Солнце уже садится, скоро стемнеет, мы прощаемся с хозяином дома. Он провожает нас с Валерой до калитки. «Как она говорила!» - восхищенно смотрит он на задержавшуюся в прихожей Галину. «Только говорила…» - мелькает в голове у меня. «Сколько таких, сотрясающих воздух вокруг… А дела – нет…»

А с другой стороны, график существования человеческого общества сродни кардиограмме - череда трехфазных периодов: революция, террор, спад… И – в цикл… Стоит ли копья ломать? Оставим наши стремления непостижимой скорости мысли… Божеству… Нике!
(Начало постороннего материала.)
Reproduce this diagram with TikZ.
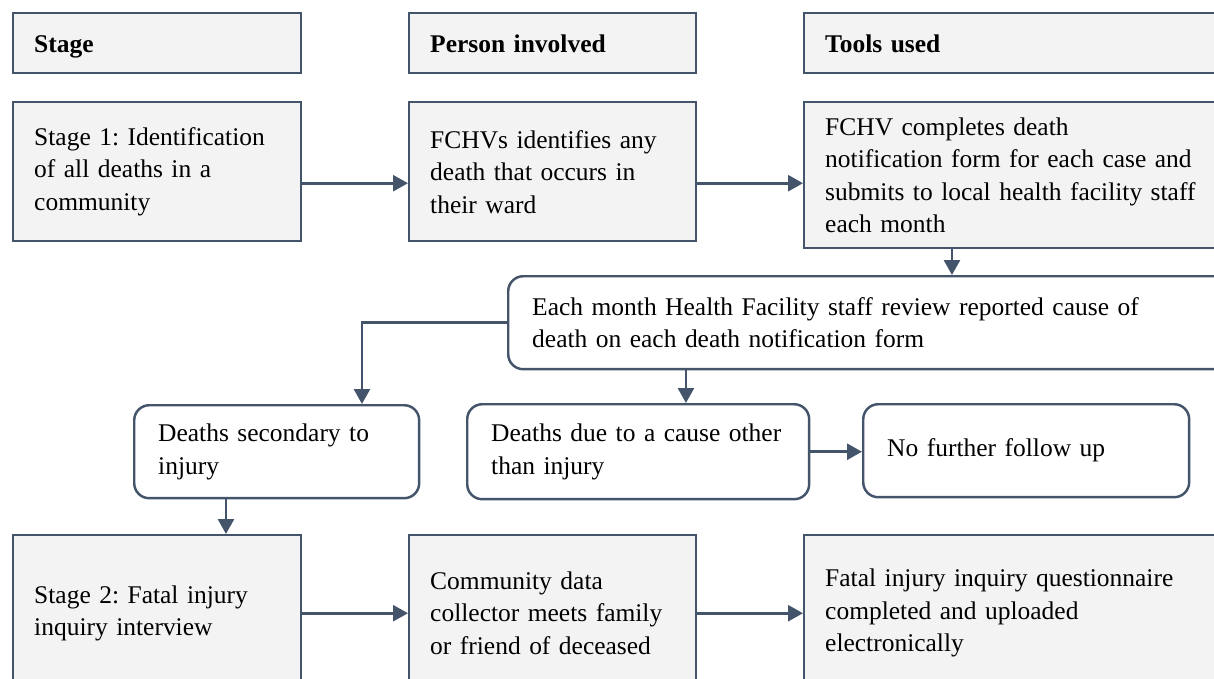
\documentclass[tikz,border=0pt]{standalone}
\usepackage{fontspec}
\setmainfont{Liberation Serif}
\usetikzlibrary{arrows.meta}
\definecolor{edge}{RGB}{68,84,106}
\definecolor{boxfill}{RGB}{243,243,243}
\frenchspacing

\begin{document}
\begin{tikzpicture}[x=0.02cm,y=-0.02cm,
  box/.style={draw=edge,line width=1.4pt,fill=boxfill,anchor=north west,align=left,
    inner xsep=0.42cm,inner ysep=0pt,font=\fontsize{14.5}{18.5}\selectfont},
  headbox/.style={box,text height=11.5pt,text depth=1.5pt,minimum height=1.2cm},
  rbox/.style={box,fill=white,rounded corners=0.3cm,inner xsep=0.48cm},
  arr/.style={draw=edge,line width=1.5pt,-{Triangle[length=0.3cm,width=0.32cm]}}]
\clip (0,0) rectangle (1214,679);
% headings
\node[headbox,text width=4.92cm] (hstage) at (12,12) {\textbf{Stage}};
\node[headbox,text width=4.9cm] (hperson) at (408,12) {\textbf{Person involved}};
\node[headbox,text width=7.6cm] (htools) at (803,12) {\textbf{Tools used}};
% stage 1
\node[box,text width=4.92cm,minimum height=2.78cm] (stage1) at (12,101)
  {Stage 1: Identification\\of all deaths in a\\community};
\node[box,text width=4.9cm,minimum height=2.78cm] (person1) at (408,101)
  {FCHVs identifies any\\death that occurs in\\their ward};
\node[box,text width=7.6cm,minimum height=2.92cm] (tools1) at (803,101)
  {FCHV completes death\\notification form for each case and\\submits to local health facility staff\\each month};
% review and outcome
\node[rbox,text width=13.5cm,minimum height=1.86cm] (review) at (507,275)
  {Each month Health Facility staff review reported cause of\\death on each death notification form};
\node[rbox,text width=4.74cm,minimum height=1.86cm] (injury) at (133,404)
  {Deaths secondary to\\injury};
\node[rbox,text width=5.88cm,minimum height=1.9cm] (other) at (466,403)
  {Deaths due to a cause other\\than injury};
\node[rbox,text width=5.56cm,minimum height=1.86cm] (nofollow) at (862,403)
  {No further follow up};
% stage 2
\node[box,text width=4.92cm,minimum height=3.12cm] (stage2) at (12,534)
  {Stage 2: Fatal injury\\inquiry interview};
\node[box,text width=4.9cm,minimum height=3.12cm] (person2) at (408,534)
  {Community data\\collector meets family\\or friend of deceased};
\node[box,text width=7.6cm,minimum height=3.12cm] (tools2) at (803,534)
  {Fatal injury inquiry questionnaire\\completed and uploaded\\electronically};
% connectors
\coordinate (c1) at ([xshift=2.98cm]tools1.south west);
\coordinate (c2) at ([xshift=4.58cm]injury.north west);
\coordinate (c3) at ([xshift=4.4cm]other.north west);
\coordinate (c4) at ([xshift=1.86cm]injury.south west);
\draw[arr] ([yshift=-0.23cm]stage1.east) -- ([yshift=-0.23cm]person1.west);
\draw[arr] ([yshift=-0.23cm]person1.east) -- ([yshift=-0.23cm]tools1.west |- person1.east);
\draw[arr] (c1) -- (c1 |- review.north);
\draw[arr] (review.west) -| (c2);
\draw[arr] (c3 |- review.south) -- (c3);
\draw[arr] (other.east) -- (nofollow.west |- other.east);
\draw[arr] (c4) -- (c4 |- stage2.north);
\draw[arr] (stage2.east) -- (person2.west);
\draw[arr] (person2.east) -- (tools2.west |- person2.east);
\end{tikzpicture}
\end{document}
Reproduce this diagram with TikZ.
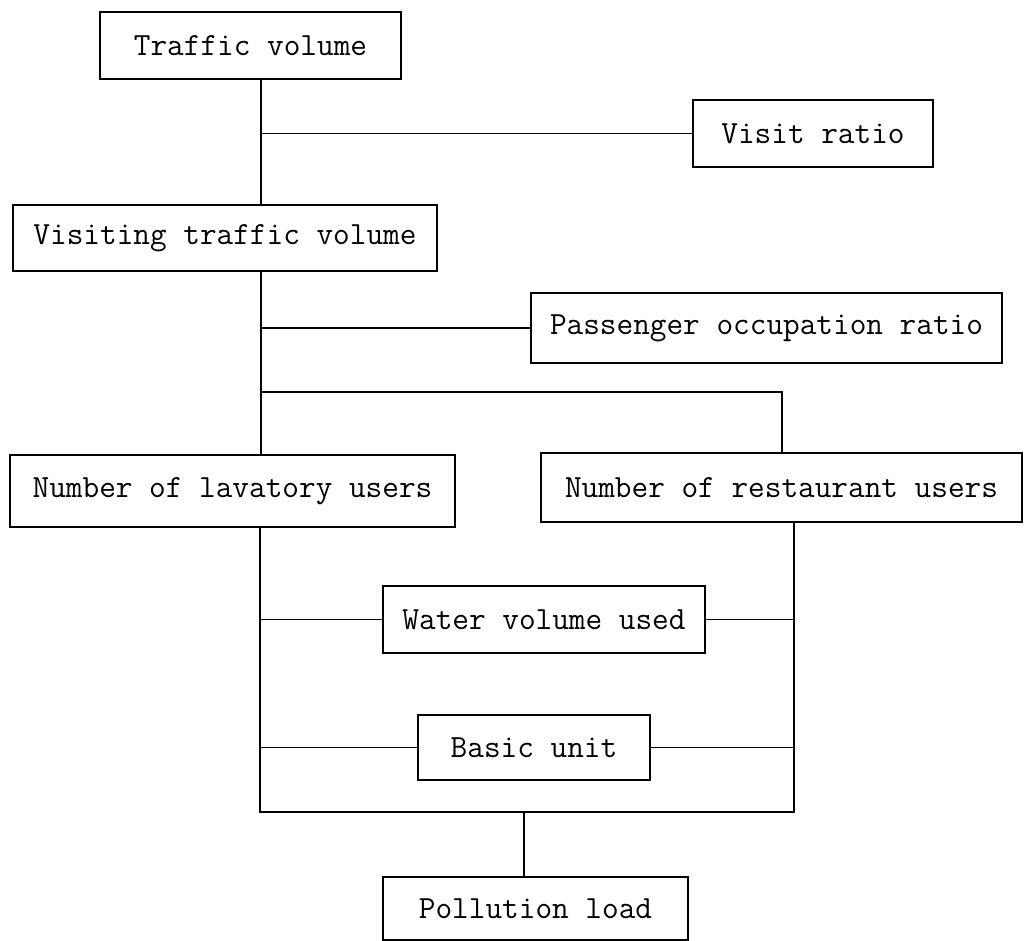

Виктор Константинович приглашает нас снова, и я обещаю в следующий раз прийти с гитарой и спеть ему старинные романсы, и наконец, ловлю его обожающий взгляд: «А Вы умеете?» Я ласково киваю и мы прощаемся. Калитка закрывается навсегда.

Следующего раза не было… Я не стала встречаться с Валерой. Стремительный водоворот жизни заставил меня  поменять и работу и жилье… Но сколько раз мне хотелось заглянуть на огонек в домик-улей в Кривоарбатском переулке!

Однажды, когда мы с племянницей шли в Пушкинский музей, я рассказала ей эту историю. Мы  бродили по залам, постепенно пропитываясь жизнью древних веков и зашли в зал греческой скульптуры, но только присели отдохнуть на банкетку у подножия Ники… Как в зал вошел мужчина, и радостно улыбаясь, направился прямо к нам!!!

Не сговариваясь, мы с Лизой поднялись…
Кто знает, может быть, мы ошиблись, убегая, и богиня нам готовила не менее интересную встречу, созывая в пространственный омут своего проявления творческие родственные души?